I live by the BQE and my apartment shakes every now and then. I’ve had to move my bowls around so I don’t hear them clink together. When the large trucks pass and my building begins to tremble, I have moments where I think the building may possibly collapse. But mostly the rattling calms me. Calms me because it reminds me now and again that nothing is as stable as it may seem.
Looking out my window onto the highway I’m amazed that there’s never a dull moment. No matter the hour there are cars and trucks all on there way to somewhere. It’s quieter in the mornings because there’s more traffic, at night the cars speed down the lanes, which means for as long as I’m here I’ll never have to purchase a white noise machine.
So many cars. So many people. If I let myself, I could get lost in the conversations I imagine people to be having, the radio stations the truck drivers are listening to, the mental state of each driver or passenger.

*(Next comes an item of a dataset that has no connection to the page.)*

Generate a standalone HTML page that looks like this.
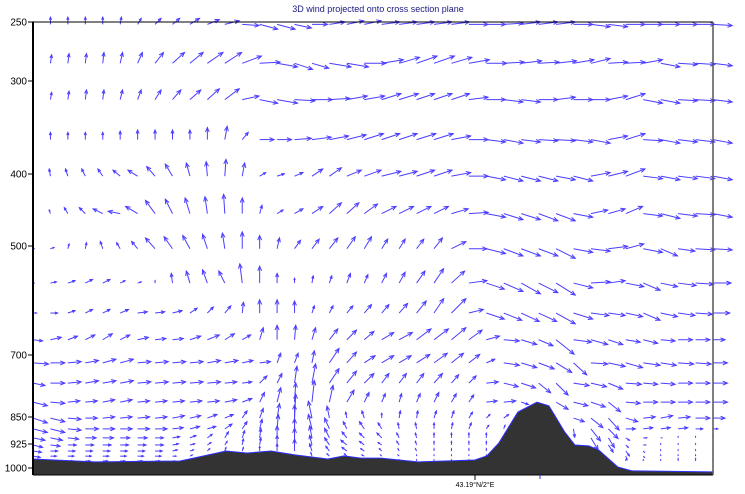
<!DOCTYPE html>
<html><head><meta charset="utf-8"><style>
body{margin:0;background:#fff;width:745px;height:494px;overflow:hidden}
svg{display:block;font-family:"Liberation Sans",sans-serif}
</style></head><body>
<svg id="chart" width="745" height="494" viewBox="0 0 745 494" xmlns="http://www.w3.org/2000/svg">
<text x="378" y="12" font-size="9" fill="#1a1a80" text-anchor="middle">3D wind projected onto cross section plane</text>
<g id="arrows"></g>
<g id="terrain"></g>
<g id="axes"></g>
</svg>
<script>
const yTickLabels=[250,300,400,500,700,850,925,1000];
const levels=[252,285,320,363,403,455,505,568,623,672,719,768,814,853,883,908,928,947,963,978];
const U=[
[0,0,0,0,0,1,3,5,6,8,10,12,14,15,15,14,13,13,14,14,15,15,15,15,15,16,16,16,16,16,16,16,16,16,16,16,16,16,16,16],
[0,1,1,1,1,2,4,7,10,11,13,14,16,17,17,15,14,18,18,18,18,17,17,17,17,17,17,17,17,17,17,17,16,16,16,16,16,16,16,16],
[0,1,1,1,1,2,3,5,7,9,10,12,14,15,17,17,17,17,17,17,16,16,15,15,15,16,16,16,16,16,16,16,16,16,16,16,16,16,16,16],
[0,0,0,0,0,0,0,0,0,0,0,2,5,12,12,14,16,16,16,16,15,15,16,16,16,16,16,16,16,16,16,16,16,16,16,16,16,16,16,16],
[0,-1,-2,-3,-4,-6,-8,-7,-6,-3,-1,1,2,5,6,7,9,10,12,14,16,15,15,15,16,16,16,16,16,16,16,16,16,16,16,16,16,16,16,16],
[0,-1,-3,-5,-8,-10,-10,-8,-6,-4,-2,-1,0,2,5,7,9,10,10,11,12,12,12,12,14,16,16,16,16,16,16,16,14,14,14,16,16,16,16,16],
[1,3,1,1,-2,-3,-5,-8,-7,-6,-4,-2,0,0,2,5,6,7,7,6,5,5,6,7,12,15,16,16,16,16,16,16,16,16,15,16,14,14,16,16],
[1,5,6,6,6,4,3,0,-1,-3,-4,-5,-2,0,0,0,1,2,3,3,4,5,7,8,11,15,15,16,16,16,16,16,16,14,15,14,14,15,15,15],
[3,6,6,6,6,7,8,8,8,6,5,5,1,0,0,0,2,3,5,6,6,7,8,8,12,12,15,15,15,15,16,16,15,14,14,14,14,14,14,14],
[8,9,8,8,8,8,9,9,9,9,10,8,7,3,0,1,3,7,8,8,10,11,12,12,12,11,11,13,13,12,15,15,14,12,12,12,12,12,12,10],
[13,12,11,11,11,11,11,11,11,11,11,11,9,9,3,3,2,8,8,9,10,10,11,11,10,9,7,13,13,13,13,11,14,14,14,14,13,13,13,12],
[10,12,11,11,11,11,11,11,11,11,11,10,8,6,4,2,3,8,8,8,6,6,6,7,6,6,10,12,12,10,10,13,13,12,13,12,12,12,12,12],
[12,12,10,10,10,10,10,10,10,10,10,10,8,4,3,1,2,3,6,4,3,2,3,4,4,4,9,10,6,3,10,12,12,10,12,12,12,12,12,12],
[12,12,11,10,10,10,10,10,10,9,8,7,4,3,2,1,-3,-2,-1,-2,0,1,1,2,2,3,3,4,0,0,-2,9,10,9,10,10,10,10,12,10],
[12,12,11,11,10,10,10,10,9,8,7,6,4,2,1,0,-3,-4,-3,-4,-3,-1,-1,0,1,2,2,1,0,0,0,1,8,8,8,8,8,8,6,4],
[10,10,9,9,9,8,8,7,6,5,4,3,2,1,0,0,-2,-4,-4,-4,-4,-2,-1,0,0,0,0,0,0,0,0,0,6,5,3,3,1,0,0,0],
[8,8,7,7,7,7,7,7,5,4,3,2,1,1,0,0,-2,-4,-5,-4,-3,-2,-1,0,0,0,0,0,0,0,0,0,0,4,2,2,0,0,0,0],
[7,6,6,6,6,6,6,6,4,3,2,1,1,0,0,0,-2,-3,-4,-3,-2,-1,-1,0,0,0,0,0,0,0,0,0,0,0,3,1,0,0,0,0],
[6,5,5,5,5,5,5,5,3,2,1,0,0,0,0,0,-1,-2,-2,-2,-1,-1,0,0,0,0,0,0,0,0,0,0,0,0,1,1,0,0,0,0],
[4,4,4,4,4,4,4,4,2,1,0,0,0,0,0,0,0,0,0,0,0,0,0,0,0,0,0,0,0,0,0,0,0,0,0,0,0,0,0,0]
];
const V=[
[2,6,6,6,6,6,5,5,5,5,4,3,-1,-4,-4,-3,0,2,3,3,2,2,2,2,2,0,0,1,2,2,2,0,-2,-2,0,0,0,0,0,-1],
[0,7,8,8,9,9,9,9,9,9,9,9,6,1,-3,-5,-4,-3,-3,0,3,5,6,6,5,3,0,1,2,1,2,3,4,1,1,3,-3,-1,-1,-2],
[2,6,7,8,8,8,8,8,8,8,9,9,3,-3,-3,-1,0,1,3,3,5,5,5,5,5,2,0,-2,-2,0,2,0,0,3,5,-3,-3,-1,-1,-2],
[0,6,6,6,6,7,8,8,8,8,10,11,6,0,0,1,2,3,4,5,5,5,5,5,3,0,-2,-3,-2,-1,-1,-2,-3,3,5,-1,-3,-2,-2,-3],
[2,6,6,6,6,5,5,8,10,11,12,14,11,3,2,3,6,7,5,5,4,4,5,5,3,0,-3,-4,-4,-4,-3,-4,3,4,6,-2,-3,-2,-2,-3],
[0,3,5,5,4,2,6,11,12,13,14,16,13,7,3,4,6,9,9,8,6,6,6,6,4,1,-3,-5,-5,-6,-6,-3,3,4,6,-2,-4,-2,-1,-3],
[0,1,4,5,6,5,6,9,10,11,12,13,14,11,9,7,8,9,10,10,8,8,8,9,6,0,-4,-6,-6,-6,-8,-3,-2,2,4,-3,-6,-2,-1,-1],
[0,1,2,3,3,2,1,2,8,10,11,10,16,14,8,4,6,6,8,7,8,9,10,12,10,2,-5,-7,-9,-8,-10,-4,1,2,-3,-6,-3,-2,-1,0],
[0,0,2,3,3,3,1,1,2,4,5,6,9,11,11,10,6,6,6,7,7,8,10,12,12,3,-5,-6,-7,-7,-9,-5,-2,-2,-3,-6,-3,-2,-1,0],
[-1,2,3,4,5,4,2,1,1,3,4,5,4,10,12,12,10,9,8,7,6,6,9,9,10,8,3,-1,-4,-5,-12,-2,-4,-4,-2,-3,-1,0,0,0],
[-1,0,1,2,3,3,1,1,1,1,2,2,2,1,8,8,10,12,9,6,6,6,7,8,8,7,3,-2,-4,-5,-8,-10,-1,-3,-4,-2,-2,-1,-1,0],
[-2,0,1,2,2,2,1,1,1,1,1,1,1,6,8,14,16,12,10,8,8,8,8,8,7,6,1,-3,-4,-8,-10,-2,-3,-5,-1,-1,-1,0,0,0],
[-3,-1,1,1,2,2,1,1,1,1,1,2,3,8,12,16,18,14,10,8,7,7,7,8,7,6,1,1,-2,-10,-6,-3,-4,-8,-1,0,0,0,0,0],
[-4,-3,-1,0,1,1,1,1,2,2,3,3,6,8,12,20,14,10,5,6,4,6,6,6,6,5,3,3,0,0,3,-3,-8,-10,-3,1,2,1,0,0],
[-3,-3,-1,0,0,0,0,0,1,2,2,4,6,8,12,20,12,9,6,6,5,5,5,5,5,5,3,3,0,0,0,-7,-10,-8,0,1,1,1,0,0],
[-2,-2,-1,0,0,0,0,0,1,2,3,5,6,8,10,16,10,8,5,4,4,4,4,4,4,4,4,3,0,0,0,0,-10,-8,-2,0,0,1,1,2],
[-2,-1,0,0,0,0,0,0,1,1,2,3,5,6,8,14,8,6,4,3,2,3,3,3,3,3,3,2,0,0,0,0,0,-6,-2,0,1,1,1,1],
[-1,0,0,0,0,0,0,0,1,1,2,3,3,4,6,10,6,4,3,2,2,2,2,2,2,2,2,2,0,0,0,0,0,0,-4,-1,1,1,1,1],
[-1,0,0,0,0,0,0,0,0,1,1,2,2,2,3,4,3,2,2,1,1,1,1,1,1,1,1,1,0,0,0,0,0,0,-3,-1,1,1,1,1],
[0,0,0,0,0,0,0,0,0,0,0,1,1,1,1,1,1,1,1,1,1,1,1,1,1,1,1,1,1,1,1,1,1,1,1,1,1,2,2,2]
];
const terrainIdx=[0,3.56,8.43,9.8,11.07,12.27,13.65,15.02,16.91,17.83,18.81,19.9,22.08,25.34,26.03,26.72,27.81,28.9,29.59,30.5,31.08,31.88,32.45,33.54,34.35,38.99];
const terrainPres=[972,981,978,962,947,953,947,959,972,962,969,969,981,975,962,922,838,814,823,892,928,931,944,997,1009,1012];

const NS='http://www.w3.org/2000/svg';
const L=33,R=713,T=22,B=475,NCOL=40,SCALE=1.2;
const tickPx=[22,81,174,246,355,417,444,468];
function yScale(p){
  for(let i=0;i<yTickLabels.length-1;i++){
    if(p<=yTickLabels[i+1]||i===yTickLabels.length-2){
      const a=yTickLabels[i],b=yTickLabels[i+1];
      return tickPx[i]+(p-a)/(b-a)*(tickPx[i+1]-tickPx[i]);
    }
  }
}
function xScale(i){return L+i*(R-L)/(NCOL-1);}
function surfAt(idx){
  for(let i=0;i<terrainIdx.length-1;i++){
    if(idx<=terrainIdx[i+1]){const t=(idx-terrainIdx[i])/(terrainIdx[i+1]-terrainIdx[i]);return terrainPres[i]+t*(terrainPres[i+1]-terrainPres[i]);}
  }
  return terrainPres[terrainPres.length-1];
}
function mk(tag,attrs,parent){const e=document.createElementNS(NS,tag);for(const k in attrs)e.setAttribute(k,attrs[k]);parent.appendChild(e);return e;}

const ag=document.getElementById('arrows');
levels.forEach((p,r)=>{
  for(let c=0;c<NCOL;c++){
    const u=U[r][c]*SCALE,v=V[r][c]*SCALE;
    const len=Math.hypot(u,v);
    if(len<0.5)continue;
    if(p>surfAt(c)+4)continue;
    const x0=xScale(c),y0=yScale(p),x1=x0+u,y1=y0-v;
    const g=mk('g',{},ag);
    
    
    mk('line',{x1:x0,y1:y0,x2:x1,y2:y1,stroke:'#4a3cff','stroke-width':1},g);
    const h=Math.min(5,len*0.4),ang=Math.atan2(y1-y0,x1-x0);
    const a1=ang+Math.PI-0.4,a2=ang+Math.PI+0.4;
    mk('path',{d:`M${x1+h*Math.cos(a1)},${y1+h*Math.sin(a1)} L${x1},${y1} L${x1+h*Math.cos(a2)},${y1+h*Math.sin(a2)}`,fill:'none',stroke:'#4a3cff','stroke-width':1},g);
  }
});

const tg=document.getElementById('terrain');
let d=`M${xScale(terrainIdx[0])},${B} `;
terrainIdx.forEach((ix,i)=>{d+=`L${xScale(ix)},${yScale(terrainPres[i])} `;});
d+=`L${xScale(terrainIdx[terrainIdx.length-1])},${B} Z`;
const tp=mk('path',{d:d,fill:'#333333',stroke:'none'},tg);


let d2='';
terrainIdx.forEach((ix,i)=>{d2+=(i?'L':'M')+xScale(ix)+','+yScale(terrainPres[i])+' ';});
const tl=mk('path',{d:d2,fill:'none',stroke:'#3030ff','stroke-width':1},tg);



const ax=document.getElementById('axes');
mk('line',{x1:L,y1:T,x2:R,y2:T,stroke:'#000','stroke-width':1},ax);
mk('line',{x1:L,y1:B,x2:R,y2:B,stroke:'#000','stroke-width':1},ax);
mk('line',{x1:R,y1:T,x2:R,y2:B,stroke:'#555','stroke-width':1.5},ax);
const yl=mk('line',{x1:L,y1:T,x2:L,y2:B,stroke:'#000','stroke-width':2},ax);


yTickLabels.forEach(p=>{
  const y=yScale(p);
  mk('line',{x1:L-5,y1:y,x2:L,y2:y,stroke:'#000','stroke-width':1},ax);
  const t=mk('text',{x:L-6,y:y+3.5,'font-size':10,'text-anchor':'end',fill:'#000'},ax);
  
  
  t.textContent=p;
});
mk('line',{x1:475,y1:B,x2:475,y2:B+5,stroke:'#000','stroke-width':1},ax);
mk('line',{x1:540,y1:B,x2:540,y2:B+4,stroke:'#3030ff','stroke-width':1},ax);
const xl=mk('text',{x:475,y:487,'font-size':7,'text-anchor':'middle',fill:'#000'},ax);


xl.textContent='43.19°N/2°E';
</script>
</body></html>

Watching cars move … I see now why my grandmother found it so intoxicating. She used to sit on the bench outside her apartment complex in Bexley, Ohio and watch the cars, but also count the amount of red or white vehicles. I’d sit next to her and she’d comment on the flow of traffic. “They move so effortlessly, one after the other.”
My grandmother started watching cars after her stroke. I started watching cars while sitting at my desk. For her, maybe it was because she could no longer move around like she once did, and the movement of the cars made her feel like she too was going somewhere. For me, it was the opposite, all I wanted was to stop for a moment and get lost in motion that wasn’t mine.